International financial reporting (IFRS, US GAAP) has become remarkably complex over the past few years – not least as a result of efforts to create a globally-recognized set of rules and regulations for capital market companies. This initially prompted smaller companies in Switzerland and, increasingly, medium-sized corporations to switch back to the Domestic Standard Swiss GAAP FER and, in doing so, change from the Main Standard to the Domestic Standard of the SIX Swiss Exchange. In relation to the advantages it would bring, a growing number of companies consider the cost of financial reporting based on international standards as well as the risk of making mistakes or overlooking information for which disclosure is mandatory and being punished by the Swiss stock exchange supervisory authority as too high. Given this situation, it is entirely possible that only the really large global corporations will adhere to these over the long term, at least in Switzerland. What that means with regard to Switzerland’s attractiveness as a financial center remains to be seen. From a global perspective and in light of interconnectedness on capital markets, a single “accounting language” is indispensable. The International Accounting Standards Board (IASB) also seems to be aware of growing criticism and, under the new leadership of Hans Hoogervorst, is striving to limit accounting to the bare essentials in the future and put a stop to excessive disclosure requirements.


Another challenge is the question of how to blend the various dimensions of the report to facilitate interested readers’ access to relevant information.
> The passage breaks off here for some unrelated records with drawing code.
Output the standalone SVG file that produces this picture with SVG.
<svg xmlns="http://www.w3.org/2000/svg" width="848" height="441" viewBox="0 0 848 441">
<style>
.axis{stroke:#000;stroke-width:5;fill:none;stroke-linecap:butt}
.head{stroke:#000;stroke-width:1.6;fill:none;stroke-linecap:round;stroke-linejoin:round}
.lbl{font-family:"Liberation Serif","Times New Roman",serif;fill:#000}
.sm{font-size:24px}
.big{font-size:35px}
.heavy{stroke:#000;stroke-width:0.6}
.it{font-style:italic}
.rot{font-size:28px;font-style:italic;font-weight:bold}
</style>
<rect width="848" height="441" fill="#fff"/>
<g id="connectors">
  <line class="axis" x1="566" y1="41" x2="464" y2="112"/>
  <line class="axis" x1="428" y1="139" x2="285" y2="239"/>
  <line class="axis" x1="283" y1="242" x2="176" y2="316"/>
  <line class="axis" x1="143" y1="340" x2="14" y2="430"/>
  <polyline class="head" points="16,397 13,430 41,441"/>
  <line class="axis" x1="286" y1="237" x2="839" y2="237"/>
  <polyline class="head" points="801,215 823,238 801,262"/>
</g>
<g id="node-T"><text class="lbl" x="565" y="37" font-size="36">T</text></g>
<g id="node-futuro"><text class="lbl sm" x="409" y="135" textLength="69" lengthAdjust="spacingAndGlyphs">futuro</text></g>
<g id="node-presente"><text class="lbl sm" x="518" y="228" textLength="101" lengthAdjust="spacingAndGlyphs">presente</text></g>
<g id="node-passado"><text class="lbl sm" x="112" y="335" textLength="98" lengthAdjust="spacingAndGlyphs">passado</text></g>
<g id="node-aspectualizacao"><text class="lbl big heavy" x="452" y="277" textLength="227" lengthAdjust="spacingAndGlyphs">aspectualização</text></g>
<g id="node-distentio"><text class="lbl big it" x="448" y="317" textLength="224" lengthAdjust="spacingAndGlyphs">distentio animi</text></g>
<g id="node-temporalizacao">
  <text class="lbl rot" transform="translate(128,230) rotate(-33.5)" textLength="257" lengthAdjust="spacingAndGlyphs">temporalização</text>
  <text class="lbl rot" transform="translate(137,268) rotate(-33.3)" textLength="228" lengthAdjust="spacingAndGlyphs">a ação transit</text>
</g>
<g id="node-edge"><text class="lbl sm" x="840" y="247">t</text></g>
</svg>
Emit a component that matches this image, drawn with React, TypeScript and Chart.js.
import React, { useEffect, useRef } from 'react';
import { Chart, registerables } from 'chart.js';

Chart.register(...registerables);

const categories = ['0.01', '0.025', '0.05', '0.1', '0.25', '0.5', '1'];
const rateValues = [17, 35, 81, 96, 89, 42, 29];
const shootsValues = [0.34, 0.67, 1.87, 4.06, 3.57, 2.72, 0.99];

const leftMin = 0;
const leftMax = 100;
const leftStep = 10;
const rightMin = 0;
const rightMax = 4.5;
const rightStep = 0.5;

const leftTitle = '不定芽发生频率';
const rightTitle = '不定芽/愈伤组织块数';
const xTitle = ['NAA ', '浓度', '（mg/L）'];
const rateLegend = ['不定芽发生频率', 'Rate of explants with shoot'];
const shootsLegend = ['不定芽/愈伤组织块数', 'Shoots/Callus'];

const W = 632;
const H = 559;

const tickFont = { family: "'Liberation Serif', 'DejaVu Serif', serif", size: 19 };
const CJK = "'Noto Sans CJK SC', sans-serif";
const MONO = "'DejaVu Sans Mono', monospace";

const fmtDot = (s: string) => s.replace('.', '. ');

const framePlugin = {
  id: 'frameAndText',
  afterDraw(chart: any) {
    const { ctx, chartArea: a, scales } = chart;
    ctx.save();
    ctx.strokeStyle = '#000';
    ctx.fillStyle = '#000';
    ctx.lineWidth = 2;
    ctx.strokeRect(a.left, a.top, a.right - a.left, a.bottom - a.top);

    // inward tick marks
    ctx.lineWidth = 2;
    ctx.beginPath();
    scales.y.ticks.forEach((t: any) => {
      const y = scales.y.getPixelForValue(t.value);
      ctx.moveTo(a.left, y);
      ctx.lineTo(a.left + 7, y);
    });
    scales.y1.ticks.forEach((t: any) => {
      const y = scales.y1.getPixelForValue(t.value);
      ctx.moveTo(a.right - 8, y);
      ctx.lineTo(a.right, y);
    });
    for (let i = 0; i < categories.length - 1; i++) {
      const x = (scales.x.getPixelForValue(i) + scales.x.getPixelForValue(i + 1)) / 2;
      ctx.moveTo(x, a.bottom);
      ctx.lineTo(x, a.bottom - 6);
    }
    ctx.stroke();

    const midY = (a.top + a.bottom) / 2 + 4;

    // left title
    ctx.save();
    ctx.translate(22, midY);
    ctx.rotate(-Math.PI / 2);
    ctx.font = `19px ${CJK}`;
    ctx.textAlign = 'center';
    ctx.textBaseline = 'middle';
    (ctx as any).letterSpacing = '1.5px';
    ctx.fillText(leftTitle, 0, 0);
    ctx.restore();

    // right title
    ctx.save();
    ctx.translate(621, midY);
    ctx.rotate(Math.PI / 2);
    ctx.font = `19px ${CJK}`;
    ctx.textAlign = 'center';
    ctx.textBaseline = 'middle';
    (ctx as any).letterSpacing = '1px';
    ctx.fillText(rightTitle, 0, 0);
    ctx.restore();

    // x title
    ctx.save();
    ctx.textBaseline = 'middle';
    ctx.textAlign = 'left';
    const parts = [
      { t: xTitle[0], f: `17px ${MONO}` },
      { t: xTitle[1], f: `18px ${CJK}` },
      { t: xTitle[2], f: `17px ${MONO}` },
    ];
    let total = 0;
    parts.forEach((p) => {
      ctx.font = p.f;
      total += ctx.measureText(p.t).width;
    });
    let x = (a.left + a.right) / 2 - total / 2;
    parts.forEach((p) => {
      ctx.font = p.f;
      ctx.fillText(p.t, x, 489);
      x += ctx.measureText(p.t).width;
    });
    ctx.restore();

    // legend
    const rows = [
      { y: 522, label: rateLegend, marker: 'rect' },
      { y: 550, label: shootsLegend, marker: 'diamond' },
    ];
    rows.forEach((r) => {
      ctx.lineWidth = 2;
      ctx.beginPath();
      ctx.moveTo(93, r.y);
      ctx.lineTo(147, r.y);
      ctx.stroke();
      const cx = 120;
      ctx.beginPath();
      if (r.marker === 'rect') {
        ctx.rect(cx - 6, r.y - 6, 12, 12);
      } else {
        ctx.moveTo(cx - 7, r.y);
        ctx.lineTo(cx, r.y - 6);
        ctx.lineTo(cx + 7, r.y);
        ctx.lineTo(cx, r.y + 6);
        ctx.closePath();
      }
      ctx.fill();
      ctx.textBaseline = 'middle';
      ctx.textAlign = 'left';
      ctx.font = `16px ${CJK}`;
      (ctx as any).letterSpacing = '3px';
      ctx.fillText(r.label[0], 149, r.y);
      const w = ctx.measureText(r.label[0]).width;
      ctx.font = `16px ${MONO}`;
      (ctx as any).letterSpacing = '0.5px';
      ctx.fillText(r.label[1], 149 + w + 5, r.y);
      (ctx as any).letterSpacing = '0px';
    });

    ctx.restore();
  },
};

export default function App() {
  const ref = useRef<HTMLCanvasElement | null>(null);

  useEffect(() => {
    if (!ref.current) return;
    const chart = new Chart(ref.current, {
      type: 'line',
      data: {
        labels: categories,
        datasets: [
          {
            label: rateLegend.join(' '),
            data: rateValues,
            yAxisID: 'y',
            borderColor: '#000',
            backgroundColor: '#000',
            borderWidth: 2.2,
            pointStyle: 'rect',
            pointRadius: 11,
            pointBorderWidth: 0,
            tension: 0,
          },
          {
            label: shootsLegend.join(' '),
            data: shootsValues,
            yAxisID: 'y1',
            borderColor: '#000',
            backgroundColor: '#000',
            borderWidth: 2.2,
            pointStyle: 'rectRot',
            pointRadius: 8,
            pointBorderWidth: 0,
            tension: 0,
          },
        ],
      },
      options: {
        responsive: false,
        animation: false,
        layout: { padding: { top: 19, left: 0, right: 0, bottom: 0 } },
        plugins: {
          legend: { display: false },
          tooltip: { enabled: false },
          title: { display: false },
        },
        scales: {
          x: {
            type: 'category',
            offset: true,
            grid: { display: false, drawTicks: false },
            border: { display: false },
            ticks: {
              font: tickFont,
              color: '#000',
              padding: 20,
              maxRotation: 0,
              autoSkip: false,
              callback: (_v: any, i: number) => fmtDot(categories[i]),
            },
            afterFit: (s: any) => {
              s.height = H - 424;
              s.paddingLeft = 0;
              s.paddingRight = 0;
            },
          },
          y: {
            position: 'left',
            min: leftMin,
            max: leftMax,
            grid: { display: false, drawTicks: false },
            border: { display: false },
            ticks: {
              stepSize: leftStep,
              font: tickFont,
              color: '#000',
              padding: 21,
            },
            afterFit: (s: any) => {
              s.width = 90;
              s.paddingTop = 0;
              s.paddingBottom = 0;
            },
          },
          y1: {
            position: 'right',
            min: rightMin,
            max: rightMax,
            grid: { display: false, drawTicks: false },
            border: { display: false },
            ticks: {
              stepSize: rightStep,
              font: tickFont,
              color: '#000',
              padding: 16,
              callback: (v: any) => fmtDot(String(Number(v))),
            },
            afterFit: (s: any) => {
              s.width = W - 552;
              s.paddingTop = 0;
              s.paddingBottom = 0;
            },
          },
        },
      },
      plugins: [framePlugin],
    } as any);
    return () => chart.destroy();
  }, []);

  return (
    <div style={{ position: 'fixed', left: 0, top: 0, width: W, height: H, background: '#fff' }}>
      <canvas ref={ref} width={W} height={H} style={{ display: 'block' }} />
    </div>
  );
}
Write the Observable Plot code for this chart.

Here the magic phrase is “integrated reporting”. That is the general heading under which the International Integrated Reporting Council (IIRC) is working to develop an integrated report that focuses on a company’s business model with the aim of explaining how it intends to generate value in the short, medium and long term. “If the IIRC picks up enough momentum, integrated reporting could evolve into the next reporting megatrend,” says Prof. Peter Leibfried of the University of St. Gallen.